まず、代官山・リキッドルームで、再結成したマイアミ州拠点のエモなんてジャンル名で括られたりもするパンク・ポップの5人組を見る。その音楽性はぼくにとってはストライク外だが、メンバーにフィドル奏者がいること(残念ながら、多くの曲ではあまり音が聞こえず。聞こえるときは、笑えるほのかな異化作用を導く)やドラマー(力いっぱい、タイトなビートを供給)がブレイズ頭の非白人であることは興味をそそらせるネタとなっているか。とともに、この手のバンドは忠実と言う形容も用いたくなる熱心なファンを抱える傾向にあって、そうした観客のありかたにも触れたかった。

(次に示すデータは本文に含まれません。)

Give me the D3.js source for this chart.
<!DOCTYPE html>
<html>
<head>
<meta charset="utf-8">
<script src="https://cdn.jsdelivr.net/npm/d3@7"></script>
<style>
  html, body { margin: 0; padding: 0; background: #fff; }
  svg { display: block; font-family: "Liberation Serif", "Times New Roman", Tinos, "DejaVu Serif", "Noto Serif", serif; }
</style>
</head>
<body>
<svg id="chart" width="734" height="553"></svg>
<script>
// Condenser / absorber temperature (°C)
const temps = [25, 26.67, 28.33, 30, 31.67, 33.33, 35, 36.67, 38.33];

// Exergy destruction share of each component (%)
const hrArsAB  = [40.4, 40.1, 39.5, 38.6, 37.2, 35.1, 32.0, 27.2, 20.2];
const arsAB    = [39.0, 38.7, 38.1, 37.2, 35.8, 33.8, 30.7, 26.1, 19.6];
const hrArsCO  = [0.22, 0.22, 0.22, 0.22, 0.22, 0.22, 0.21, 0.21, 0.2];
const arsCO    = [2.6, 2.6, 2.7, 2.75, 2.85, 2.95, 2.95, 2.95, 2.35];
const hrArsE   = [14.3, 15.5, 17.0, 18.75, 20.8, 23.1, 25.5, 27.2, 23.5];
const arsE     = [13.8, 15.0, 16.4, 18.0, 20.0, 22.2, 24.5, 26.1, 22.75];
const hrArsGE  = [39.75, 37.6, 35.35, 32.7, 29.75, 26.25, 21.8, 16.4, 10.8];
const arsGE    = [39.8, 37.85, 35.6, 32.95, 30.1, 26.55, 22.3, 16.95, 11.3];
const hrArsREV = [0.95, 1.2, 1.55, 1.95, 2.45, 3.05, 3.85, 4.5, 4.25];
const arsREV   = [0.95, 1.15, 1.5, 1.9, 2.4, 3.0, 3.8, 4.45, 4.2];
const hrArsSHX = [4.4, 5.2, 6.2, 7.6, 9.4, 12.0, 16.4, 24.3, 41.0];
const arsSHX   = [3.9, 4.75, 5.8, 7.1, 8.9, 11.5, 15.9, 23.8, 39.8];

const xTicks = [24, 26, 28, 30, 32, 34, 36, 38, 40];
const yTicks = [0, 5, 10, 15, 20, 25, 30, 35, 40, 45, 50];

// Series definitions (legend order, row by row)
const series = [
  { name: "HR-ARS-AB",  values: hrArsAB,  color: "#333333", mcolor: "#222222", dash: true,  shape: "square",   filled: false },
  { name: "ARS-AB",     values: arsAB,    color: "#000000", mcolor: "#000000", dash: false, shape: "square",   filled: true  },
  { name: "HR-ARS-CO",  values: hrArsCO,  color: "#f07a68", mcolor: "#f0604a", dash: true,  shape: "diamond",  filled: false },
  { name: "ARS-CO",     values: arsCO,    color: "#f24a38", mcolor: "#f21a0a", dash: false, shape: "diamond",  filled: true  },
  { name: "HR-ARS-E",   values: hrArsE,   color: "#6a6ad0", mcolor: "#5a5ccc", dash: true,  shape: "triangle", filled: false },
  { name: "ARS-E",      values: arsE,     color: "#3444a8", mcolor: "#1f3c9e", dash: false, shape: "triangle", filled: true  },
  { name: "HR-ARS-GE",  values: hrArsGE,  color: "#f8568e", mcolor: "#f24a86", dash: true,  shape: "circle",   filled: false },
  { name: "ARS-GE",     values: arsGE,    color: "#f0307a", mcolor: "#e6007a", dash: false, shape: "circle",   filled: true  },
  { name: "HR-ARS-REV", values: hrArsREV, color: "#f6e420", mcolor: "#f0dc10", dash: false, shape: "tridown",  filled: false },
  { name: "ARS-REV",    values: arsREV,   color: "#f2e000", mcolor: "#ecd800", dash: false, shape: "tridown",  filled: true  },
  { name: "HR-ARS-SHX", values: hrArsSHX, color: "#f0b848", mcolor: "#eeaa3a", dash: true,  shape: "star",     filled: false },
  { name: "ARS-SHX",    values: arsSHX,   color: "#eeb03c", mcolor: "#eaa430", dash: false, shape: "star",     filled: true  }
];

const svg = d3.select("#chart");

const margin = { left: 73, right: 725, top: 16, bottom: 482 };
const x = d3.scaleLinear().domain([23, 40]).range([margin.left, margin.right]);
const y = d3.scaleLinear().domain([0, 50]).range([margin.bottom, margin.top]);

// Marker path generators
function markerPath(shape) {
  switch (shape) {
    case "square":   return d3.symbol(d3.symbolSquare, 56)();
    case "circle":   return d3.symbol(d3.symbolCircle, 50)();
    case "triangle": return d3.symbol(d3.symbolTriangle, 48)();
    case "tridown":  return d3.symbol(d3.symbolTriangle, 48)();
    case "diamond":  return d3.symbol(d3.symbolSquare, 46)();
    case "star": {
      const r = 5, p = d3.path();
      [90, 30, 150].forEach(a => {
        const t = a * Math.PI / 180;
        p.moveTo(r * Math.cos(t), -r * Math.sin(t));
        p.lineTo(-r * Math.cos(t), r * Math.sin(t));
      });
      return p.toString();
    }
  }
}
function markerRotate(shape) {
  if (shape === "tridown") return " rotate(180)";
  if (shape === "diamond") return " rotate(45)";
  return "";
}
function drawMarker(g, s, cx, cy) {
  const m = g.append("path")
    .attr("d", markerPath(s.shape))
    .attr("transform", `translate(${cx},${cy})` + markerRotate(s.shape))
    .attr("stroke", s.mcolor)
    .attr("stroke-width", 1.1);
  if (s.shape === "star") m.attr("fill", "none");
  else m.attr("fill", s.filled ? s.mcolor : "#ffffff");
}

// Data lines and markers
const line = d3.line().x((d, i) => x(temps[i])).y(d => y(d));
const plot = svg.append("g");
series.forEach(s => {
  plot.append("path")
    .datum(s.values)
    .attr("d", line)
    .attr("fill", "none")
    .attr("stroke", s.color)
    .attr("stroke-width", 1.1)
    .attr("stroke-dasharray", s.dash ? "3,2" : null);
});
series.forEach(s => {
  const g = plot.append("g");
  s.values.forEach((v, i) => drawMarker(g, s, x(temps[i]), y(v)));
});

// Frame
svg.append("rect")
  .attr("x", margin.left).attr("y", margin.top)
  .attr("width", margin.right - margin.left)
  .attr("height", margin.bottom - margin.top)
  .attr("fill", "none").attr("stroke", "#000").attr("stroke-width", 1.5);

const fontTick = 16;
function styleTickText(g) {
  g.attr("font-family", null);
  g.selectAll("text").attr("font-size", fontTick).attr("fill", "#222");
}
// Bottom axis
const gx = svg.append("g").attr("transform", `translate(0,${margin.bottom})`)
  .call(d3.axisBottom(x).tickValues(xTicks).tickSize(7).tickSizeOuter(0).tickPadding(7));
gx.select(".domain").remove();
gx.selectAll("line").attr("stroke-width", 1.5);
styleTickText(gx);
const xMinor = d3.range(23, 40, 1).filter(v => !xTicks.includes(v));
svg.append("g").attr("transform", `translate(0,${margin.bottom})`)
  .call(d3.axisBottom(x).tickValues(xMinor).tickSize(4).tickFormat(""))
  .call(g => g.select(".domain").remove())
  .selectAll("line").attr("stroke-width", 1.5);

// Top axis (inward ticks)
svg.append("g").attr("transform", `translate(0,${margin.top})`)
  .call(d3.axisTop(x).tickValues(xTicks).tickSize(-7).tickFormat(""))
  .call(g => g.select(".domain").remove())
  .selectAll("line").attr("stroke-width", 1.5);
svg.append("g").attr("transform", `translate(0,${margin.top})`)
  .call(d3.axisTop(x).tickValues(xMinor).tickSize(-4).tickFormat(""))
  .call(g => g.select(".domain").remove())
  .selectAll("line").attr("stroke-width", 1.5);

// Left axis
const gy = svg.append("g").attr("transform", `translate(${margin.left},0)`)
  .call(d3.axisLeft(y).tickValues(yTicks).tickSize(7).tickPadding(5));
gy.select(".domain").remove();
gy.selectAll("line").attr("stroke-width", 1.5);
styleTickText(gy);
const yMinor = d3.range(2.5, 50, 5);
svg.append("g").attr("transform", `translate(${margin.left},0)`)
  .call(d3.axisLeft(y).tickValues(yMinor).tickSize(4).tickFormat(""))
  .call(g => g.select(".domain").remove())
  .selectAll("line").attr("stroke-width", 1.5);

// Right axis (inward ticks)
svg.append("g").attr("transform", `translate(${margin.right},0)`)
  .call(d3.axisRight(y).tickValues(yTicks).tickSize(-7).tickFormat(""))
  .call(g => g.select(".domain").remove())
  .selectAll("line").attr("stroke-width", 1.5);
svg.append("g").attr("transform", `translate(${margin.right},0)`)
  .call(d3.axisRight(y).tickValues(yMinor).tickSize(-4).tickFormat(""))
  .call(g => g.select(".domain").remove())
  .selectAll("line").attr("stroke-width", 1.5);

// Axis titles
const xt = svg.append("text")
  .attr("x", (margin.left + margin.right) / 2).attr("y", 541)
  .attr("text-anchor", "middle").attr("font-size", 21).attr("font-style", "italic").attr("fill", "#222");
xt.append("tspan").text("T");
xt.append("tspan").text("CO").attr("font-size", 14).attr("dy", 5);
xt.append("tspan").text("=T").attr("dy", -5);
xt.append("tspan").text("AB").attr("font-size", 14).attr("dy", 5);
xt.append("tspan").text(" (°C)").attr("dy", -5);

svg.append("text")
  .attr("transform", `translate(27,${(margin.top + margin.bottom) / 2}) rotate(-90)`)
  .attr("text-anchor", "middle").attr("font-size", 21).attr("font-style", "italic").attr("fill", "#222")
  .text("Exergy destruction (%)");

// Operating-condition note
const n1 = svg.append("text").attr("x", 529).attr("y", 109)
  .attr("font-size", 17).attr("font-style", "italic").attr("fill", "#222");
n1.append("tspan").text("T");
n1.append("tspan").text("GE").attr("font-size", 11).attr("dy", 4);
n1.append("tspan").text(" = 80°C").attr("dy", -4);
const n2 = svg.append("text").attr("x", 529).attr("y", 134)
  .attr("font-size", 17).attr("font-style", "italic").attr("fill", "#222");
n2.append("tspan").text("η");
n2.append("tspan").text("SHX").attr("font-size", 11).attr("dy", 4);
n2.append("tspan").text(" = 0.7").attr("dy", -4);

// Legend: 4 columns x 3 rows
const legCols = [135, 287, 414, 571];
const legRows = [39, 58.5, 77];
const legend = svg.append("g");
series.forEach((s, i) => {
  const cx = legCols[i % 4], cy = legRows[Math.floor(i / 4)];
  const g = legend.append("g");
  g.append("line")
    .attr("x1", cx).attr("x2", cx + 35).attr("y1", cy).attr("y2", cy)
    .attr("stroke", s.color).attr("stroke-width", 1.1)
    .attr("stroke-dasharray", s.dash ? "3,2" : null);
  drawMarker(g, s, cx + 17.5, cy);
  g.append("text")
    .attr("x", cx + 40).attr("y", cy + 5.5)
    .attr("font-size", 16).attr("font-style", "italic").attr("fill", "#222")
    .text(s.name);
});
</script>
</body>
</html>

 恵比寿・リキッドルーム。面々はちゃんと観客に向き合おうとし、終始働きかけつつ、ショウをすすめる。ぼくにとっては激しさや吹っ切れた情緒をそれに覚えることはないが、モッシュやダイブは頻繁に。そして、オーディエンスが皆で従順に拳を突き上げたり一緒にリフレインを歌う様は、ぼくが普段接するロック公演とは少し手触りを異にする。「フォー・ユー、アンド・ユア・ダィナイアル」という、3月に出す4年ぶりの新作収録曲も彼らはやった。曲はどれもコンパクトにまとまり、本編はほぼ1時間。ぼくは次もあるのでホっとしたが、ファンは短いと感じるのかな。

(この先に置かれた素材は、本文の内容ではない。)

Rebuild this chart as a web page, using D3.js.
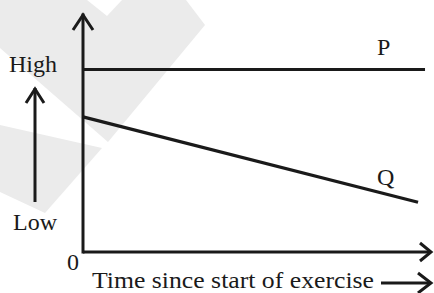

 そして、南青山・ブルーノート東京に移動し、1984年生まれの異能シンガー/ベーシスト(2008年9月5日、2008年12月1日、2010年9月4日)の2年半ぶりの自己名義公演を見る。見事にフル・ハウス。3、4日前に発表されたグラミー賞で<ベスト・ニュー・スター>賞を獲得したばかりだが、それも集客には関係ありのよう。バークリー音楽大学在学中からエスペランサはジャズ界ではけっこう話題の存在で、彼女はすでに現在まで3作もアルバムを出している。なのに新人賞とは、グラミー賞っておっとりしているのだな。

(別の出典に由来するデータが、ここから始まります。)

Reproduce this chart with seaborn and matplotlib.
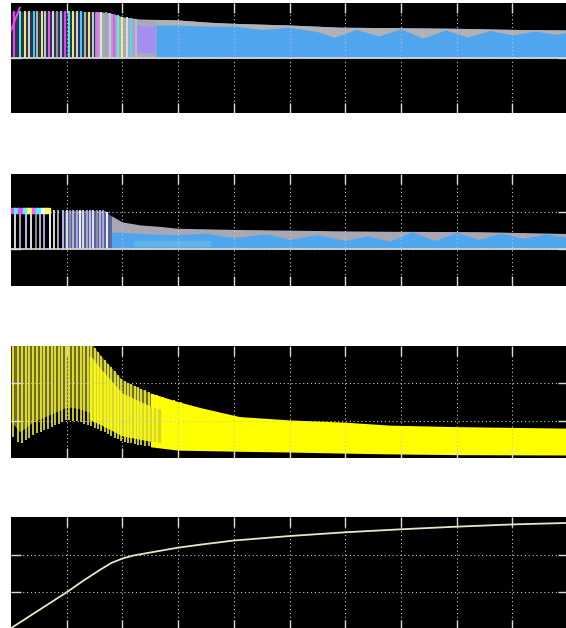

 昨年出た新作『チェンバー・ソサエティ・ミュージック』(テラーク)はそのアルバム・タイトルにあるように、室内楽的弦音をうまく私の奔放なヴォーカル表現と交錯させた意欲作だったが、チェロ、ヴァイオリン、ヴィオラ奏者を擁する今回の公演はもろにその行き方を開かれた場で出さんとする。エスペランサは歌とウッド・ベース、さらにピアノ(エスペランサの側近奏者のリオ・ジェノヴェーゼ。そういえば、男性は彼だけ。アルバムでピアソラ・ビヨンド的なタンゴもやっていたが、それはピアニカで伴奏。意外に合っていた)とドラム(仲のいいテリー・リン・キャリントン。2010年9月4日、他)とバック・コーラス担当者もつく。ちょい高尚な感じも抱えつつ、迷宮のなかをすいすいと動いて行くような独自表現を見事に再送出。全員でやったり、そのなかの選抜メンバーでやったり、エスペランサはベースを手にせず歌に専念したりとか、いろいろな設定でオルタナティヴな私を解き放っていた。しかし、彼女の歌うラインは本当に天衣無縫で難しいと思わずにはいられず。だが、それこそが、エスペランサ!

<今日のアフロ>
 昨年9月の前回来日時はトレイドマークだったアフロ・ヘアーをやめていたエスペランサだったが、今回はめでたく“こんもりアフロ”が復活していた。可愛らしさは60%増し。小顔で痩身(さらにやせた? 腕なんてとても細く、よくなんなくコントラバスの弦を押えたり弾いたりしているなと、思わずにはいられません)で小柄な彼女なんだけど、なぜかとっても似合う。アフロ・ヘアーが似合うミュージシャンは? そう問われたら、まっさきに彼女の名前を挙げたくなるか。そんな彼女、ステージにソファーを置き、小さなテーブルにはワインのボトルを置き、グラスにあけてのんだりとか、ちょいシアトリカルな行き方を見せたりもしていた。いろいろ、考えているようです。話は飛ぶが、前回の来日時には取材をしたのだが,ホテルの取材部屋のドアを開けたとたん、彼女のしなやかな鼻歌が聞こえてきたっけ。それ、妖精のようと言いたくなるものであったし、そうした日常的所作が曲となり、肉付けされて、CDや実演で披露されているのだなと、痛感させられた。